Supervised Learning for the (s,S) Inventory Model with General Interarrival Demands and General Lead Times
Eliran Sherzer, Yonit Barron
TL;DR
The paper tackles the analytical intractability of non-Markovian continuous-review $(s,S)$ inventories with general interarrival and lead times under lost sales. It develops a supervised learning framework that uses PH-based input sampling, moment-encoded representations, and offline discrete-event simulation labels to train three neural networks that predict the stationary distribution, average cycle time, and loss probability with high accuracy and near-instantaneous inference. Key contributions include quantifying the usefulness of the first five moments, providing an end-to-end data-generation and inference pipeline, and releasing an open-source package for fast steady-state analysis across a broad class of inventory models. The approach offers a practical, model-agnostic tool for real-time policy evaluation and optimization in complex stochastic supply chains, significantly reducing computational burden versus repeated simulations.
Abstract
The continuous-review (s,S) inventory model is a cornerstone of stochastic inventory theory, yet its analysis becomes analytically intractable when dealing with non-Markovian systems. In such systems, evaluating long-run performance measures typically relies on costly simulation. This paper proposes a supervised learning framework via a neural network model for approximating stationary performance measures of (s,S) inventory systems with general distributions for the interarrival time between demands and lead times under lost sales. Simulations are first used to generate training labels, after which the neural network is trained. After training, the neural network provides almost instantaneous predictions of various metrics of the system, such as the stationary distribution of inventory levels, the expected cycle time, and the probability of lost sales.
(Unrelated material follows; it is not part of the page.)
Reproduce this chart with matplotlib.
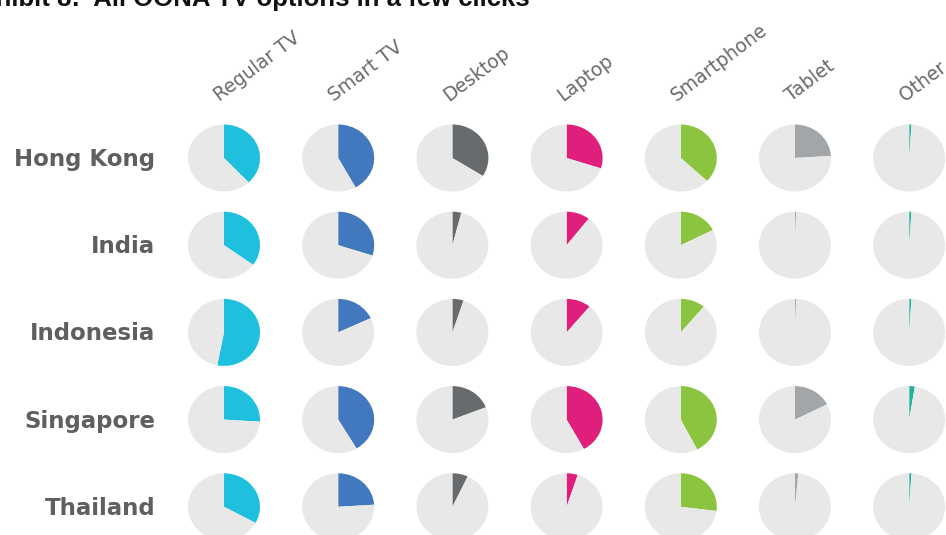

We find that using a small number of low-order moments of the distributions as input is sufficient to train the neural networks and to accurately capture the steady-state distribution. Extensive numerical experiments demonstrate high accuracy over a wide range of system parameters. As such, it effectively replaces repeated and costly simulation runs. Our framework is easily extendable to other inventory models, offering an efficient and fast alternative for analyzing complex stochastic systems.